Fees for people who install solar panels are to be introduced to fund the establishment of a recycling system for old panels, officials said on Nov. 23, 2018.
Solar panels are 60 to 90 percent glass, 10 to 15 percent aluminum and 3 percent silicon — which is in the battery — while the rest is made from zinc, silver, copper and lead, said Lai Ying-ying, director-general of the Environmental Protection Administration’s (EPA) Department of Waste Management.
While an industry for recycling waste panels might emerge after 2025 when there is sufficient economic scope, the EPA is in discussions with the Ministry of Economic Affairs’ Bureau of Energy over establishing a system to recycle waste panels, Lai said.
The initial plan is to collect a disposal fee from those who install new panels, she said.
The fee would initially be collected by the bureau, but the EPA would take over after the Waste Disposal Act is amended, Lai said, adding that next month it would announce standards for recycling and storing waste panels, as well as inspection measures.

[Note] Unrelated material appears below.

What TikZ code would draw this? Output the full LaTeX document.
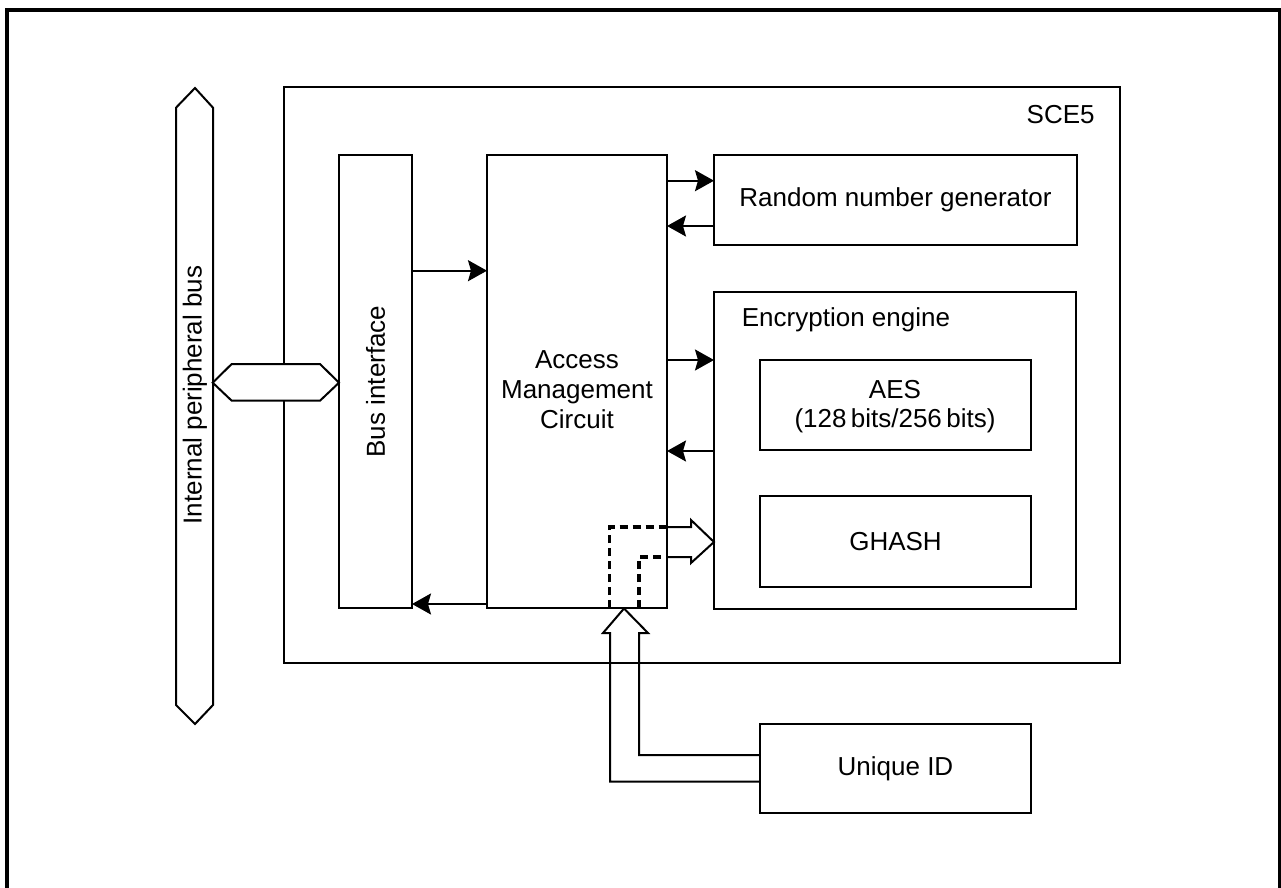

The bureau would soon amend draft regulations of the Renewable Energy Development Act so that from next year it could start collecting the fees when installations are approved, bureau senior specialist Cheng Ju-min said.
While the nation’s combined solar capacity reached 2,000 megawatts in November, with the weight of panels estimated at 120,000 tonnes, the bureau would not retroactively collect the fee, Cheng said.
However, Chenya Energy Co representative Chang Wei-sheng said that the fee should be paid regardless of when the panels were installed for the sake of equality and so people could show their regard for environmental protection.
Environmentalists urged officials to establish separate standards for thin-film solar cells, which are more challenging to dispose of, and to initiate a “solar circular economy” in the regulations.